- Exercise requirements: Write out, word for word, the stretch of lines beginning at the one with "Rebuild this chart" and ending at the one with "6.02, 5.32, 6.19]", omitting the images.

____

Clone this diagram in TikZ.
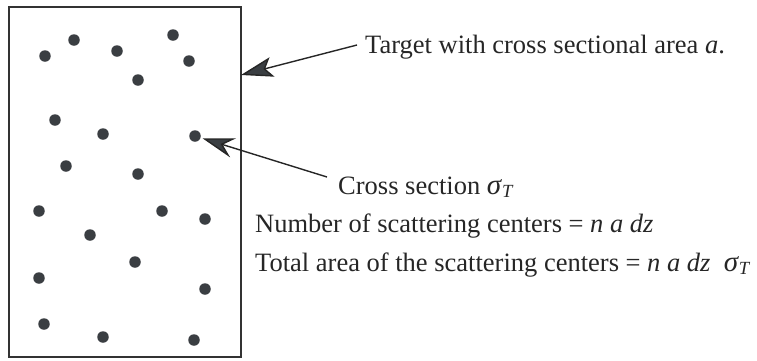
\documentclass[tikz,border=0pt]{standalone}
\usepackage{fontspec}
\setmainfont{Liberation Serif}
\usetikzlibrary{arrows.meta}
\definecolor{ink}{HTML}{3A3E42}
\newcommand{\sigT}{\textit{\fontsize{29}{30}\selectfont σ}\textsubscript{\textit{T}}}
\begin{document}
\begin{tikzpicture}[x=1pt,y=-1pt,
  dot/.style={circle,fill=ink,inner sep=0pt,minimum size=11.5pt},
  lbl/.style={anchor=base west,inner sep=0pt,font=\fontsize{26.5}{30}\selectfont,text=black!85},
  pointer/.style={draw=black!85,line width=1.4pt,
    -{Stealth[length=32pt,width=20pt,inset=#1,fill=ink]}},
  pointer/.default=11pt]
\useasboundingbox (0,0) rectangle (757,360);
% target slab
\draw[line width=1.2pt,black!80] (9,7) rectangle (241,357);
\coordinate (edge) at (241,75);
% scattering centres
\foreach \x/\y [count=\i] in {45/56,74/40,117/51,173/35,189/61,138/80,
  55/120,103/134,195/136,66/166,138/174,39/211,162/211,205/219,90/235,
  135/262,39/278,205/289,44/324,103/337,194/340}
  \node[dot] (d\i) at (\x,\y) {};
% labels
\node[lbl] (target) at (365,53) {Target with cross sectional area \textit{a}.};
\node[lbl] (cs) at (338,194) {Cross section \sigT};
\node[lbl] (num) at (255,232) {Number of scattering centers = \textit{n a dz}};
\node[lbl] (tot) at (255,271) {Total area of the scattering centers = \textit{n a dz}\ \ \sigT};
\coordinate (t0) at (357,45);
\coordinate (c0) at (327,177);
% pointers
\draw[pointer=7pt] (t0) -- (edge);
\draw[pointer,shorten >=2pt] (c0) -- (d9);
\end{tikzpicture}
\end{document}
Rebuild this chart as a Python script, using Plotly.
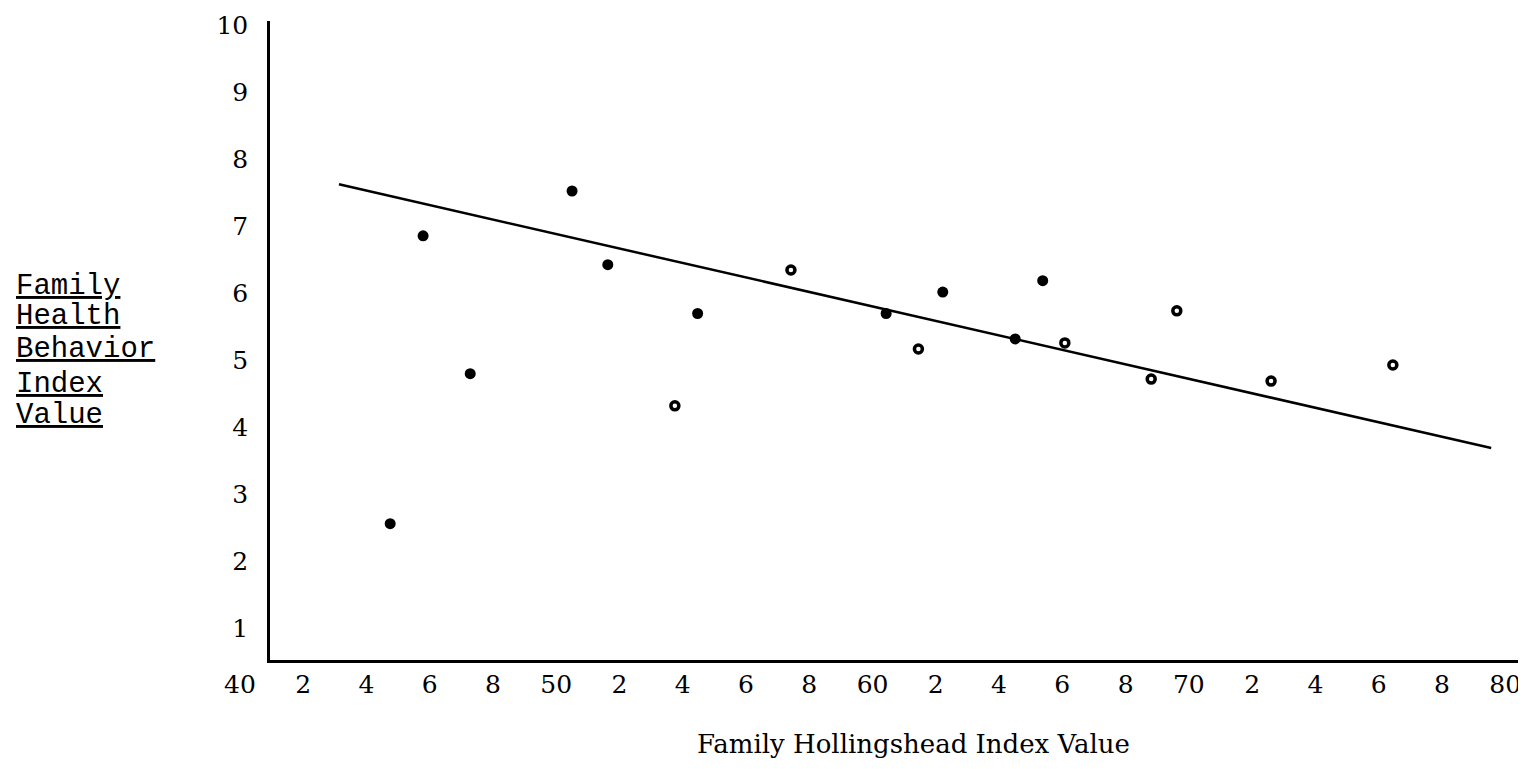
import plotly.graph_objects as go

# Data
filled_x = [44.75, 45.79, 47.28, 50.50, 51.63, 54.47, 60.43, 62.22, 64.51, 65.38]
filled_y = [2.56, 6.86, 4.80, 7.53, 6.43, 5.70, 5.70, 6.02, 5.32, 6.19]

open_x = [53.75, 57.42, 61.45, 66.08, 68.81, 69.62, 72.60, 76.45]
open_y = [4.32, 6.35, 5.17, 5.26, 4.72, 5.74, 4.69, 4.93]

line_x = [43.13, 79.56]
line_y = [7.63, 3.69]

x_tickvals = list(range(42, 81, 2))
x_ticktext = ["2", "4", "6", "8", "50", "2", "4", "6", "8", "60",
              "2", "4", "6", "8", "70", "2", "4", "6", "8", "80"]
y_tickvals = list(range(1, 11))
y_ticktext = [str(v) for v in y_tickvals]

y_title_lines = ["Family", "Health", "Behavior", "Index", "Value"]
x_title = "Family Hollingshead Index Value"

W, H = 1526, 769
L, R, T, B = 262, 14, 13, 117
PW, PH = W - L - R, H - T - B
X_RANGE = [40.95, 80.47]
Y_RANGE = [0.523, 10.07]


def px_to_paper_x(px):
    return (px - L) / PW


def py_to_paper_y(py):
    return (H - B - py) / PH


tick_font = dict(family="DejaVu Serif", size=25, color="black")

fig = go.Figure()
fig.add_trace(go.Scatter(x=line_x, y=line_y, mode="lines",
                         line=dict(color="black", width=2.5), showlegend=False,
                         hoverinfo="skip"))
fig.add_trace(go.Scatter(x=filled_x, y=filled_y, mode="markers",
                         marker=dict(symbol="circle", size=11, color="black"),
                         showlegend=False))
fig.add_trace(go.Scatter(x=open_x, y=open_y, mode="markers",
                         marker=dict(symbol="circle-open", size=8, color="black",
                                     line=dict(width=3.5, color="black")),
                         showlegend=False))

annotations = []
# the "40" label sits left of the vertical axis
x40 = (40 - X_RANGE[0]) / (X_RANGE[1] - X_RANGE[0])
annotations.append(dict(x=x40, xref="paper", y=0, yref="paper", text="40",
                        showarrow=False, yanchor="top", xanchor="center",
                        yshift=-8, font=tick_font))
title_py = [278, 308, 341, 376, 407]
for txt, py in zip(y_title_lines, title_py):
    annotations.append(dict(x=px_to_paper_x(6), xref="paper",
                            y=py_to_paper_y(py), yref="paper",
                            text="<u>" + txt + "</u>", showarrow=False,
                            xanchor="left", yanchor="middle",
                            font=dict(family="Liberation Mono", size=29, color="black")))
annotations.append(dict(x=px_to_paper_x(905), xref="paper",
                        y=py_to_paper_y(736), yref="paper",
                        text=x_title, showarrow=False,
                        xanchor="center", yanchor="middle",
                        font=dict(family="DejaVu Serif", size=26, color="black")))

fig.update_layout(
    width=W, height=H,
    margin=dict(l=L, r=R, t=T, b=B, autoexpand=False),
    paper_bgcolor="white", plot_bgcolor="white",
    annotations=annotations,
    xaxis=dict(range=X_RANGE, showgrid=False, zeroline=False,
               showline=True, linecolor="black", linewidth=2.5,
               tickmode="array", tickvals=x_tickvals, ticktext=x_ticktext,
               ticks="", ticklabelstandoff=0, tickfont=tick_font),
    yaxis=dict(range=Y_RANGE, showgrid=False, zeroline=False,
               showline=True, linecolor="black", linewidth=2.5,
               tickmode="array", tickvals=y_tickvals, ticktext=y_ticktext,
               ticks="", ticklabelstandoff=14, tickfont=tick_font),
)

fig.write_html("out.html")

____

- Exercise response:
Rebuild this chart as a Python script, using Plotly.
import plotly.graph_objects as go

# Data
filled_x = [44.75, 45.79, 47.28, 50.50, 51.63, 54.47, 60.43, 62.22, 64.51, 65.38]
filled_y = [2.56, 6.86, 4.80, 7.53, 6.43, 5.70, 5.70, 6.02, 5.32, 6.19]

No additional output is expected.